*Directive*: Produce an exact transcription of the listing below, omitting the pictures.

>>>

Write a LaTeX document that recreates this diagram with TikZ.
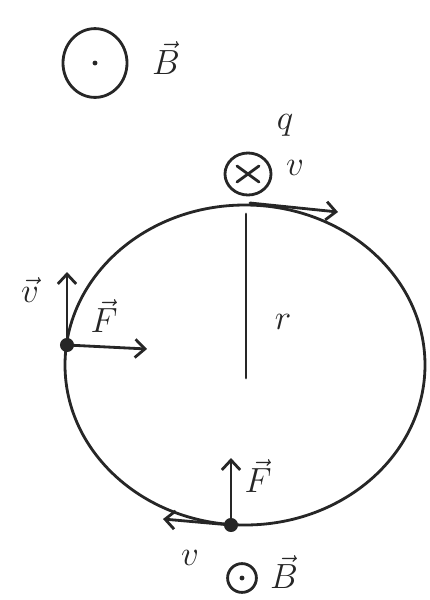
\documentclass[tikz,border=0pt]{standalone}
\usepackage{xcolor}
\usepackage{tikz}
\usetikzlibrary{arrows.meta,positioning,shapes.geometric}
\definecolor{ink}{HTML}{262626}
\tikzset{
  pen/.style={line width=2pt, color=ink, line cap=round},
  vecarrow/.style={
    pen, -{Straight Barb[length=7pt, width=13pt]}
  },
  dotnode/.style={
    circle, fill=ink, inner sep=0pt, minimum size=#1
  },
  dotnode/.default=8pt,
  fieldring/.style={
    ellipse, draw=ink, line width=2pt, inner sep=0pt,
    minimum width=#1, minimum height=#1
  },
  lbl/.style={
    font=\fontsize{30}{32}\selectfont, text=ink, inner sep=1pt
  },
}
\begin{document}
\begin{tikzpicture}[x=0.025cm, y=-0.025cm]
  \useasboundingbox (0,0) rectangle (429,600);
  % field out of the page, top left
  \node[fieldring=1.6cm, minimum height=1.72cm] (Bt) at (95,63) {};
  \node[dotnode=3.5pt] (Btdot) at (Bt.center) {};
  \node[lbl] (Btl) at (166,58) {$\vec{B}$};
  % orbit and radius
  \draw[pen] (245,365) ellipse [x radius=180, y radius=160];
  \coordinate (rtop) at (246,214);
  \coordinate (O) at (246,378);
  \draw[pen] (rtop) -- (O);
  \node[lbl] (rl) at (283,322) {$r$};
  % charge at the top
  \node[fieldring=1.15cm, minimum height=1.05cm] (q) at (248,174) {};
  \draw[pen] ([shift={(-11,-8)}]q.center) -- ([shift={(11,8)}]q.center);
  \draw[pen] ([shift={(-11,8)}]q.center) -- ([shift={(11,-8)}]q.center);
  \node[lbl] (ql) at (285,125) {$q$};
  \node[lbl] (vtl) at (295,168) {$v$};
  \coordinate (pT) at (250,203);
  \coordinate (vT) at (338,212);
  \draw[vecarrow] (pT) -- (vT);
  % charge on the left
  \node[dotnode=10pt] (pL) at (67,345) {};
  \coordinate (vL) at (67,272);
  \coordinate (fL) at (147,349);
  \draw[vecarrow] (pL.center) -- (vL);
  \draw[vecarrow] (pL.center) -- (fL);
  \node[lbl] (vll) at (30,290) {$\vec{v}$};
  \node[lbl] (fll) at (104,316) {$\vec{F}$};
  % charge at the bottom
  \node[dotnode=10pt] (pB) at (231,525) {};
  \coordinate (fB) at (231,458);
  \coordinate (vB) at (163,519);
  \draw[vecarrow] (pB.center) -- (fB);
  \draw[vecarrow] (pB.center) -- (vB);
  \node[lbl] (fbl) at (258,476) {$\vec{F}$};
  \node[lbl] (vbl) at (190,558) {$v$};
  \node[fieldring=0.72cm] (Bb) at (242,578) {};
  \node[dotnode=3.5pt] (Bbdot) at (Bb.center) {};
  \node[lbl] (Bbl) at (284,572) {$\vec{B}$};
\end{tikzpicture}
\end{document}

<<<

*Response to the task*:
Write a LaTeX document that recreates this diagram with TikZ.
\documentclass[tikz,border=0pt]{standalone}
\usepackage{xcolor}
\usepackage{tikz}
\usetikzlibrary{arrows.meta,positioning,shapes.geometric}
\definecolor{ink}{HTML}{262626}
\tikzset{
  pen/.style={line width=2pt, color=ink, line cap=round},
  vecarrow/.style={
    pen, -{Straight Barb[length=7pt, width=13pt]}
  },
  dotnode/.style={
    circle, fill=ink, inner sep=0pt, minimum size=#1
  },
  dotnode/.default=8pt,
  fieldring/.style={
    ellipse, draw=ink, line width=2pt, inner sep=0pt,
    minimum width=#1, minimum height=#1
  },
  lbl/.style={
    font=\fontsize{30}{32}\selectfont, text=ink, inner sep=1pt
  },
}
\begin{document}
\begin{tikzpicture}[x=0.025cm, y=-0.025cm]
  \useasboundingbox (0,0) rectangle (429,600);
  % field out of the page, top left
  \node[fieldring=1.6cm, minimum height=1.72cm] (Bt) at (95,63) {};
  \node[dotnode=3.5pt] (Btdot) at (Bt.center) {};
  \node[lbl] (Btl) at (166,58) {$\vec{B}$};
  % orbit and radius
  \draw[pen] (245,365) ellipse [x radius=180, y radius=160];
  \coordinate (rtop) at (246,214);
  \coordinate (O) at (246,378);
  \draw[pen] (rtop) -- (O);
  \node[lbl] (rl) at (283,322) {$r$};
  % charge at the top
  \node[fieldring=1.15cm, minimum height=1.05cm] (q) at (248,174) {};
  \draw[pen] ([shift={(-11,-8)}]q.center) -- ([shift={(11,8)}]q.center);
  \draw[pen] ([shift={(-11,8)}]q.center) -- ([shift={(11,-8)}]q.center);
  \node[lbl] (ql) at (285,125) {$q$};
  \node[lbl] (vtl) at (295,168) {$v$};
  \coordinate (pT) at (250,203);
  \coordinate (vT) at (338,212);
  \draw[vecarrow] (pT) -- (vT);
  % charge on the left
  \node[dotnode=10pt] (pL) at (67,345) {};
  \coordinate (vL) at (67,272);
  \coordinate (fL) at (147,349);
  \draw[vecarrow] (pL.center) -- (vL);
  \draw[vecarrow] (pL.center) -- (fL);
  \node[lbl] (vll) at (30,290) {$\vec{v}$};
  \node[lbl] (fll) at (104,316) {$\vec{F}$};
  % charge at the bottom
  \node[dotnode=10pt] (pB) at (231,525) {};
  \coordinate (fB) at (231,458);
  \coordinate (vB) at (163,519);
  \draw[vecarrow] (pB.center) -- (fB);
  \draw[vecarrow] (pB.center) -- (vB);
  \node[lbl] (fbl) at (258,476) {$\vec{F}$};
  \node[lbl] (vbl) at (190,558) {$v$};
  \node[fieldring=0.72cm] (Bb) at (242,578) {};
  \node[dotnode=3.5pt] (Bbdot) at (Bb.center) {};
  \node[lbl] (Bbl) at (284,572) {$\vec{B}$};
\end{tikzpicture}
\end{document}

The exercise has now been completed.